#### Set exercise
Only the pictures are omitted; repeat all other data exactly.

** start of Source data **

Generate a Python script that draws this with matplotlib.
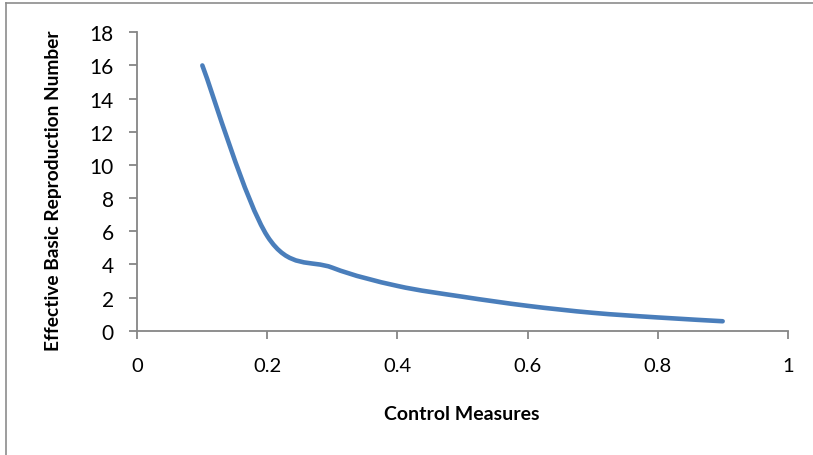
import matplotlib.pyplot as plt
from matplotlib.path import Path
from matplotlib.patches import PathPatch
from matplotlib.lines import Line2D

plt.rcParams['font.family'] = ['Lato', 'DejaVu Sans']

# data
control = [0.1, 0.2, 0.3, 0.4, 0.5, 0.6, 0.7, 0.8, 0.9]
r_eff = [16.0, 5.7, 3.8, 2.7, 2.05, 1.5, 1.08, 0.8, 0.57]
x_ticks = [0, 0.2, 0.4, 0.6, 0.8, 1]
y_ticks = [0, 2, 4, 6, 8, 10, 12, 14, 16, 18]

fig = plt.figure(figsize=(8.13, 4.56), dpi=100)
ax = fig.add_axes([137.3 / 813, 1 - 331.7 / 456, 650.4 / 813, 298.4 / 456])

# smoothed line like excel (bezier segments through the data points)
pts = list(zip(control, r_eff))
verts = [pts[0]]
codes = [Path.MOVETO]
n = len(pts)
for i in range(n - 1):
    p0 = pts[i - 1] if i > 0 else pts[i]
    p1 = pts[i]
    p2 = pts[i + 1]
    p3 = pts[i + 2] if i + 2 < n else pts[i + 1]
    c1 = (p1[0] + (p2[0] - p0[0]) / 6, p1[1] + (p2[1] - p0[1]) / 6)
    c2 = (p2[0] - (p3[0] - p1[0]) / 6, p2[1] - (p3[1] - p1[1]) / 6)
    verts += [c1, c2, p2]
    codes += [Path.CURVE4] * 3
ax.add_patch(PathPatch(Path(verts, codes), facecolor='none', edgecolor='#4A7EBB',
                       lw=3.3, capstyle='round', joinstyle='round'))

ax.set_xlim(0, 1)
ax.set_ylim(0, 18)
ax.set_xticks(x_ticks)
ax.set_xticklabels(['0', '0.2', '0.4', '0.6', '0.8', '1'])
ax.set_yticks(y_ticks)
for s in ['top', 'right']:
    ax.spines[s].set_visible(False)
for s in ['left', 'bottom']:
    ax.spines[s].set_color('#868686')
    ax.spines[s].set_linewidth(1.3)
ax.tick_params(axis='both', color='#868686', width=1.3, length=6, direction='out')
ax.tick_params(axis='y', labelsize=15, pad=11)
ax.tick_params(axis='x', labelsize=14.5, pad=13)

ax.set_xlabel('Control Measures', fontsize=14, fontweight='bold')
ax.set_ylabel('Effective Basic Reproduction Number', fontsize=13.8, fontweight='bold')
ax.xaxis.set_label_coords(0.499, -0.279)
ax.yaxis.set_label_coords(-0.1296, 0.4715)
ax.xaxis.label.set_va('center')
ax.yaxis.label.set_va('center')

# chart area border (top and left visible)
fig.add_artist(Line2D([6 / 813, 1], [1 - 4 / 456, 1 - 4 / 456], color='#8c8c8c', lw=1.2))
fig.add_artist(Line2D([6 / 813, 6 / 813], [0, 1 - 4 / 456], color='#8c8c8c', lw=1.2))

fig.savefig('out.png', dpi=100)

** end of Source data **

#### Final result
Generate a Python script that draws this with matplotlib.
import matplotlib.pyplot as plt
from matplotlib.path import Path
from matplotlib.patches import PathPatch
from matplotlib.lines import Line2D

plt.rcParams['font.family'] = ['Lato', 'DejaVu Sans']

# data
control = [0.1, 0.2, 0.3, 0.4, 0.5, 0.6, 0.7, 0.8, 0.9]
r_eff = [16.0, 5.7, 3.8, 2.7, 2.05, 1.5, 1.08, 0.8, 0.57]
x_ticks = [0, 0.2, 0.4, 0.6, 0.8, 1]
y_ticks = [0, 2, 4, 6, 8, 10, 12, 14, 16, 18]

fig = plt.figure(figsize=(8.13, 4.56), dpi=100)
ax = fig.add_axes([137.3 / 813, 1 - 331.7 / 456, 650.4 / 813, 298.4 / 456])

# smoothed line like excel (bezier segments through the data points)
pts = list(zip(control, r_eff))
verts = [pts[0]]
codes = [Path.MOVETO]
n = len(pts)
for i in range(n - 1):
    p0 = pts[i - 1] if i > 0 else pts[i]
    p1 = pts[i]
    p2 = pts[i + 1]
    p3 = pts[i + 2] if i + 2 < n else pts[i + 1]
    c1 = (p1[0] + (p2[0] - p0[0]) / 6, p1[1] + (p2[1] - p0[1]) / 6)
    c2 = (p2[0] - (p3[0] - p1[0]) / 6, p2[1] - (p3[1] - p1[1]) / 6)
    verts += [c1, c2, p2]
    codes += [Path.CURVE4] * 3
ax.add_patch(PathPatch(Path(verts, codes), facecolor='none', edgecolor='#4A7EBB',
                       lw=3.3, capstyle='round', joinstyle='round'))

ax.set_xlim(0, 1)
ax.set_ylim(0, 18)
ax.set_xticks(x_ticks)
ax.set_xticklabels(['0', '0.2', '0.4', '0.6', '0.8', '1'])
ax.set_yticks(y_ticks)
for s in ['top', 'right']:
    ax.spines[s].set_visible(False)
for s in ['left', 'bottom']:
    ax.spines[s].set_color('#868686')
    ax.spines[s].set_linewidth(1.3)
ax.tick_params(axis='both', color='#868686', width=1.3, length=6, direction='out')
ax.tick_params(axis='y', labelsize=15, pad=11)
ax.tick_params(axis='x', labelsize=14.5, pad=13)

ax.set_xlabel('Control Measures', fontsize=14, fontweight='bold')
ax.set_ylabel('Effective Basic Reproduction Number', fontsize=13.8, fontweight='bold')
ax.xaxis.set_label_coords(0.499, -0.279)
ax.yaxis.set_label_coords(-0.1296, 0.4715)
ax.xaxis.label.set_va('center')
ax.yaxis.label.set_va('center')

# chart area border (top and left visible)
fig.add_artist(Line2D([6 / 813, 1], [1 - 4 / 456, 1 - 4 / 456], color='#8c8c8c', lw=1.2))
fig.add_artist(Line2D([6 / 813, 6 / 813], [0, 1 - 4 / 456], color='#8c8c8c', lw=1.2))

fig.savefig('out.png', dpi=100)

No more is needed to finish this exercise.